Feel free to come a little early or to stay for a while after the sharing session to browse through our lending library. Refreshments and opportunities to converse with individual members are also available after the meetings. No two meetings are the same. It is best to try to attend a few meetings before deciding whether or not The Compassionate Friends will help.

For more information about TCF meetings from the TCF National Web Site please click here:
Commonly Asked Questions

The following was written by a member of our chapter and serves as an example of the sharing which typically takes place at a meeting:

Grief’s Emotions

During a recent meeting, when the men and women formed separate groups, some strong emotions surfaced in the women’s session.

We spoke of the deep love we have for our children and how special they are to us. We remembered their unique qualities and the ways they stood out as individuals. Certain members of the group had premonitions that something might happen to their child. They wondered whether their fear of imminent loss sprang from their close attachment to their child, or from certain qualities that the child possessed. We cannot know these things for certain. Our memories are precious, yet tinged with regrets.

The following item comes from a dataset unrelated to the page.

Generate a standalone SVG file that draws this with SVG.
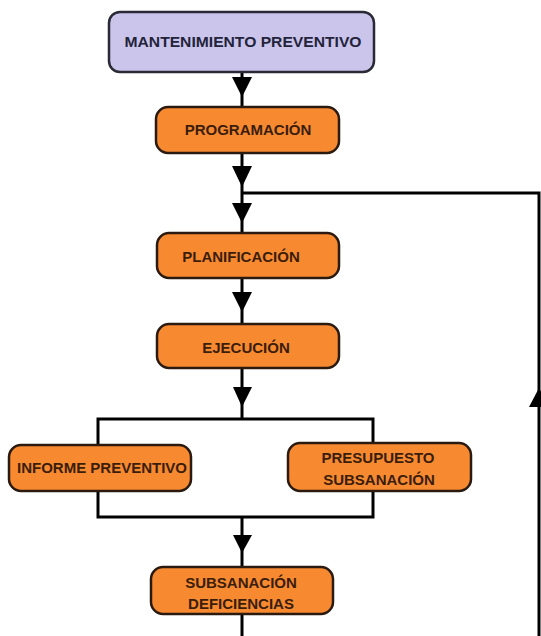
<svg xmlns="http://www.w3.org/2000/svg" width="541" height="636" viewBox="0 0 541 636">
<defs>
<style>
.bg{fill:#ffffff}
.lav{fill:#cbc5ec;stroke:#2a2a36;stroke-width:2.5}
.org{fill:#f78a30;stroke:#2a1a10;stroke-width:2.5}
.t{font-family:"Liberation Sans",Arial,sans-serif;font-weight:bold;font-size:15px;text-anchor:middle}
.tl{fill:#23233a}
.to{fill:#3b1d0c}
.ln{fill:none;stroke:#000;stroke-width:3}
.ah{fill:#000}
</style>
</defs>
<rect class="bg" x="0" y="0" width="541" height="636"/>
<g id="connectors">
<line class="ln" x1="242" y1="72" x2="242" y2="107"/>
<polygon class="ah" points="232,77 252,77 242,97"/>
<line class="ln" x1="242" y1="153" x2="242" y2="233"/>
<polygon class="ah" points="232,166 252,166 242,187"/>
<polygon class="ah" points="232,203 252,203 242,223"/>
<polyline class="ln" points="242,193 539,193 539,636"/>
<polygon class="ah" points="529,407 549,407 539,388"/>
<line class="ln" x1="242" y1="278" x2="242" y2="324"/>
<polygon class="ah" points="232,292 252,292 242,312"/>
<line class="ln" x1="242" y1="368" x2="242" y2="419"/>
<polygon class="ah" points="233,387 252,387 242,407"/>
<polyline class="ln" points="98,445 98,419 373,419 373,443"/>
<polyline class="ln" points="98,491 98,517 373,517 373,491"/>
<line class="ln" x1="242" y1="517" x2="242" y2="567"/>
<polygon class="ah" points="233,535 252,535 242,553"/>
<line class="ln" x1="242" y1="614" x2="242" y2="636"/>
</g>
<g id="mantenimiento">
<rect class="lav" x="109" y="12" width="265" height="60" rx="11"/>
<text class="t tl" x="243" y="47" textLength="237" lengthAdjust="spacingAndGlyphs">MANTENIMIENTO PREVENTIVO</text>
</g>
<g id="programacion">
<rect class="org" x="156" y="107" width="183" height="46" rx="12"/>
<text class="t to" x="248" y="135">PROGRAMACIÓN</text>
</g>
<g id="planificacion">
<rect class="org" x="157" y="233" width="182" height="45" rx="12"/>
<text class="t to" x="241" y="262">PLANIFICACIÓN</text>
</g>
<g id="ejecucion">
<rect class="org" x="157" y="324" width="182" height="44" rx="12"/>
<text class="t to" x="246" y="353">EJECUCIÓN</text>
</g>
<g id="informe">
<rect class="org" x="9" y="445" width="182" height="46" rx="12"/>
<text class="t to" x="102" y="473">INFORME PREVENTIVO</text>
</g>
<g id="presupuesto">
<rect class="org" x="288" y="443" width="183" height="48" rx="12"/>
<text class="t to" x="378" y="463">PRESUPUESTO</text>
<text class="t to" x="379" y="485">SUBSANACIÓN</text>
</g>
<g id="subsanacion">
<rect class="org" x="151" y="567" width="182" height="47" rx="12"/>
<text class="t to" x="241" y="588">SUBSANACIÓN</text>
<text class="t to" x="241" y="609">DEFICIENCIAS</text>
</g>
</svg>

We voiced our anger at losing our child. We are angry about the circumstances surrounding their death. We feel anger towards ourselves and others for being unable to prevent it. We are upset with those whose lives are still intact, and who do not suffer as we do. When others experience the joy of new life or milestones, we are reminded of what we have lost. Life seems to have dealt a severely unfair blow to us, to our immediate family and especially to our child.

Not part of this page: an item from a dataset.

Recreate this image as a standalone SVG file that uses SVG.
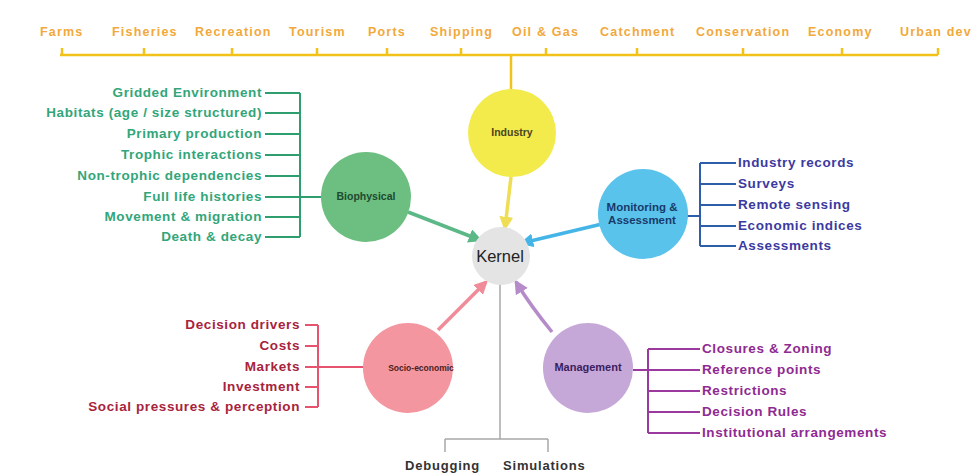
<svg xmlns="http://www.w3.org/2000/svg" width="976" height="475" viewBox="0 0 976 475">
<defs>
<style>
.top{font-family:"Liberation Sans",Arial,sans-serif;font-size:12.5px;font-weight:bold;fill:#F2A93B;letter-spacing:1.2px}
.lst{font-family:"Liberation Sans",Arial,sans-serif;font-size:13.5px;font-weight:bold;letter-spacing:0.6px}
.nl{font-family:"Liberation Sans",Arial,sans-serif;font-size:10.5px;font-weight:bold;text-anchor:middle}
.g{fill:#32A67A}.gs{stroke:#2E9E6E;stroke-width:2;fill:none}
.b{fill:#3C3AA0}.bs{stroke:#2E5EA8;stroke-width:2;fill:none}
.r{fill:#A8233C}.rs{stroke:#E5536E;stroke-width:2;fill:none}
.p{fill:#8E2A92}.ps{stroke:#9B3A9E;stroke-width:2;fill:none}
.ys{stroke:#F2C21B;stroke-width:2.5;fill:none}
.gr{stroke:#A8A8A8;stroke-width:1.5;fill:none}
.bot{font-family:"Liberation Sans",Arial,sans-serif;font-size:13px;font-weight:bold;fill:#333;letter-spacing:0.8px}
</style>
<marker id="ag" viewBox="0 0 10 10" refX="8" refY="5" markerWidth="4" markerHeight="4" orient="auto"><path d="M0,0L10,5L0,10z" fill="#5DB887"/></marker>
<marker id="ab" viewBox="0 0 10 10" refX="8" refY="5" markerWidth="4" markerHeight="4" orient="auto"><path d="M0,0L10,5L0,10z" fill="#45B5E8"/></marker>
<marker id="ay" viewBox="0 0 10 10" refX="8" refY="5" markerWidth="4" markerHeight="4" orient="auto"><path d="M0,0L10,5L0,10z" fill="#EEDD55"/></marker>
<marker id="ar" viewBox="0 0 10 10" refX="8" refY="5" markerWidth="4" markerHeight="4" orient="auto"><path d="M0,0L10,5L0,10z" fill="#F08C9A"/></marker>
<marker id="ap" viewBox="0 0 10 10" refX="8" refY="5" markerWidth="4" markerHeight="4" orient="auto"><path d="M0,0L10,5L0,10z" fill="#B58BC9"/></marker>
</defs>
<rect width="976" height="475" fill="#FFFFFF"/>

<g id="connectors">
  <path class="ys" d="M60,55H938 M62,48V55 M144,48V55 M232,48V55 M317,48V55 M387,48V55 M461,48V55 M546,48V55 M637,48V55 M743,48V55 M842,48V55 M938,48V55 M511,55V89"/>
  <path d="M511,177L505,228" stroke="#EEDD55" stroke-width="3.5" fill="none" marker-end="url(#ay)"/>
  <path d="M408,212L480,240" stroke="#5DB887" stroke-width="3.5" fill="none" marker-end="url(#ag)"/>
  <path d="M602,224L522,243" stroke="#45B5E8" stroke-width="3.5" fill="none" marker-end="url(#ab)"/>
  <path d="M438,330L486,282" stroke="#F08C9A" stroke-width="3.5" fill="none" marker-end="url(#ar)"/>
  <path d="M552,332Q530,305 516,282" stroke="#B58BC9" stroke-width="3.5" fill="none" marker-end="url(#ap)"/>
  <path class="gs" d="M300,93V237 M265,93H300 M265,113H300 M265,134H300 M265,155H300 M265,176H300 M265,197H323 M265,217H300 M265,237H300"/>
  <path class="bs" d="M700,163V246 M700,163H736 M700,184H736 M700,205H736 M700,226H736 M700,246H736 M687,216H700"/>
  <path class="rs" d="M318,325V407 M305,325H318 M305,346H318 M305,367H318 M305,387H318 M305,407H318 M318,367H392"/>
  <path class="ps" d="M648,349V433 M648,349H700 M648,370H700 M648,391H700 M648,412H700 M648,433H700 M633,370H648"/>
  <path class="gr" d="M500,284V439 M445,439H548 M445,439V452 M548,439V452"/>
</g>

<g id="top-labels">
  <text class="top" x="40" y="36">Farms</text>
  <text class="top" x="112" y="36">Fisheries</text>
  <text class="top" x="195" y="36">Recreation</text>
  <text class="top" x="289" y="36">Tourism</text>
  <text class="top" x="368" y="36">Ports</text>
  <text class="top" x="430" y="36">Shipping</text>
  <text class="top" x="512" y="36">Oil &amp; Gas</text>
  <text class="top" x="600" y="36">Catchment</text>
  <text class="top" x="696" y="36">Conservation</text>
  <text class="top" x="808" y="36">Economy</text>
  <text class="top" x="900" y="36">Urban dev</text>
</g>

<g id="industry">
  <circle cx="512" cy="133" r="44" fill="#F3EA4C"/>
  <text class="nl" x="512" y="136" fill="#4A4520">Industry</text>
</g>
<g id="biophysical">
  <circle cx="366" cy="197" r="45" fill="#6CBF80"/>
  <text class="nl" x="366" y="200" fill="#1E4A30">Biophysical</text>
</g>
<g id="monitoring">
  <circle cx="643" cy="214" r="45" fill="#59C3EC"/>
  <text class="nl" x="642" y="211" fill="#1A3A6A" style="font-size:11.5px">Monitoring &amp;</text>
  <text class="nl" x="642" y="224" fill="#1A3A6A" style="font-size:11.5px">Assessment</text>
</g>
<g id="kernel">
  <circle cx="501" cy="256" r="29" fill="#E4E4E4"/>
  <text x="500" y="262" font-family="'Liberation Sans',Arial,sans-serif" font-size="16.5" text-anchor="middle" fill="#222">Kernel</text>
</g>
<g id="socio-economic">
  <circle cx="408" cy="368" r="45" fill="#F4969F"/>
  <text class="nl" x="421" y="371" fill="#4A1E22" style="font-size:8.5px">Socio-economic</text>
</g>
<g id="management">
  <circle cx="588" cy="368" r="45" fill="#C6A8D8"/>
  <text class="nl" x="588" y="371" fill="#3A2060" style="font-size:11px">Management</text>
</g>

<g id="biophysical-list" class="lst g" text-anchor="end">
  <text x="262" y="97">Gridded Environment</text>
  <text x="262" y="117">Habitats (age / size structured)</text>
  <text x="262" y="138">Primary production</text>
  <text x="262" y="159">Trophic interactions</text>
  <text x="262" y="180">Non-trophic dependencies</text>
  <text x="262" y="201">Full life histories</text>
  <text x="262" y="221">Movement &amp; migration</text>
  <text x="262" y="241">Death &amp; decay</text>
</g>
<g id="monitoring-list" class="lst b">
  <text x="738" y="167">Industry records</text>
  <text x="738" y="188">Surveys</text>
  <text x="738" y="209">Remote sensing</text>
  <text x="738" y="230">Economic indices</text>
  <text x="738" y="250">Assessments</text>
</g>
<g id="socio-list" class="lst r" text-anchor="end">
  <text x="300" y="329">Decision drivers</text>
  <text x="300" y="350">Costs</text>
  <text x="300" y="371">Markets</text>
  <text x="300" y="391">Investment</text>
  <text x="300" y="411">Social pressures &amp; perception</text>
</g>
<g id="management-list" class="lst p">
  <text x="702" y="353">Closures &amp; Zoning</text>
  <text x="702" y="374">Reference points</text>
  <text x="702" y="395">Restrictions</text>
  <text x="702" y="416">Decision Rules</text>
  <text x="702" y="437">Institutional arrangements</text>
</g>
<g id="outputs">
  <text class="bot" x="405" y="470">Debugging</text>
  <text class="bot" x="503" y="470">Simulations</text>
</g>
</svg>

It was suggested that we need to accept the things we cannot change, as well as the fact that there was nothing we could do to save our child. Such acceptance is painful because it makes us feel powerless and contradicts our instincts as parents. Acceptance also creates the pain of knowing that nothing can bring our beloved son or daughter back into our lives.

We cannot ignore these often conflicting emotions. Somehow we must work through the anger and pain, while holding on to the love. Other parents who are going through the experience of having lost a child can often help us cope during this most difficult time. We should not be ashamed to ask for help, or to express our feelings when it feels safe to do so. Hopefully, we can emerge scarred but intact, with a new sense of purpose, while we continue to preserve the memory of our child. No one said it would be easy, but we owe it to ourselves to try to work through grief’s emotions as best we can.

Eventually, we will see a change. A part of us died with our child, but a part of us is being reborn, as we emerge from the cocoon of our grief. We hope to have the strength to nurture and protect our emerging selves. Perhaps, in time, we will be able to help other bereaved parents who are trying to understand and cope with new grief.